The Moody rating has remained above junk status, although we still have two more rating agencies paying us a visit in the coming month to pass their judgement.

 

Investors pre-empt notable shifts

However, I do believe that markets and investors are already pricing in the strong possibility of South Africa going to junk status. This could result in markets not falling as sharply as it would in the case of a sudden unexpected negative event such as 9/11 or other major terrorist attacks that catch investors off guard and sees markets react badly, chasing after gold and fleeing equity on a downturn.

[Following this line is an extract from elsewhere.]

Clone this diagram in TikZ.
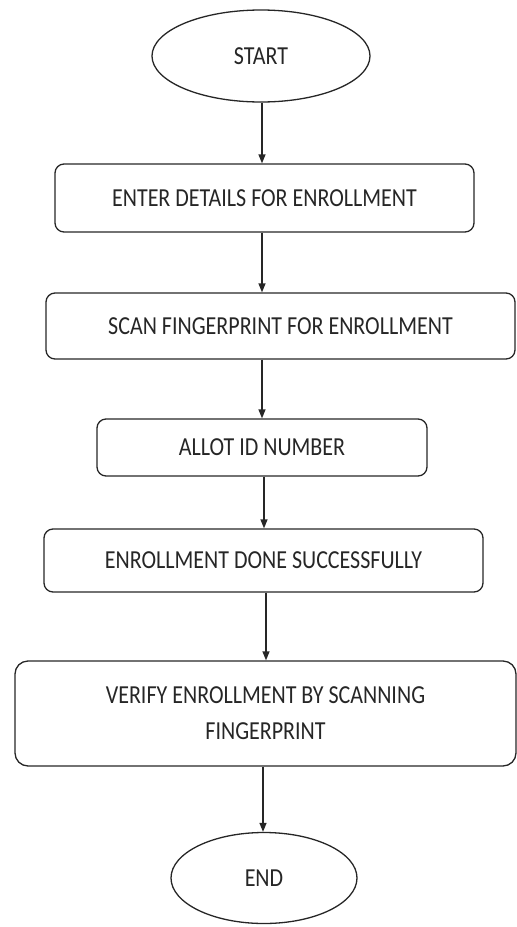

So with that in mind, will the markets get better or worse? It’s hard to say as no investor or institution has that glass ball. However, I do believe the days of double-digit returns may allude us in the year ahead, with cash making returns above equity at the moment.

 

Evaluate investments over a longer term

However, one must take three factors into account right now. Firstly, moderate or aggressive investors would be following a mandate that sees returns based upon five to seven-year averages rather than based upon just one year. If you do that the returns historically are more attractive, with averages in the Balanced fund sector still achieving above 10% per annum.

 

Lower fund performance does not equate to a loss

The second factor one must consider is that moving out at these levels, will result in you locking in your loss. As history tends to repeat itself markets do pick-up, which would eliminate potential losses.

 

Lower market performance is a great time to invest

The final factor is that right now there is a buying opportunity rather than a selling opportunity. This is why you should also see more mergers and acquisitions of listed companies going forward. A lot of corporates have been building the war chests for this exact reason. Look at companies like Steinhoff and Naspers. Both are trying to expand in Europe and other markets, via acquiring good value companies to add to their stables.

So my advice is, not to panic but remain firm and as the expression rings; don’t time the market but rather spend time in the market. Wise words in this economic climate when sometimes the easiest route isn’t always the best one.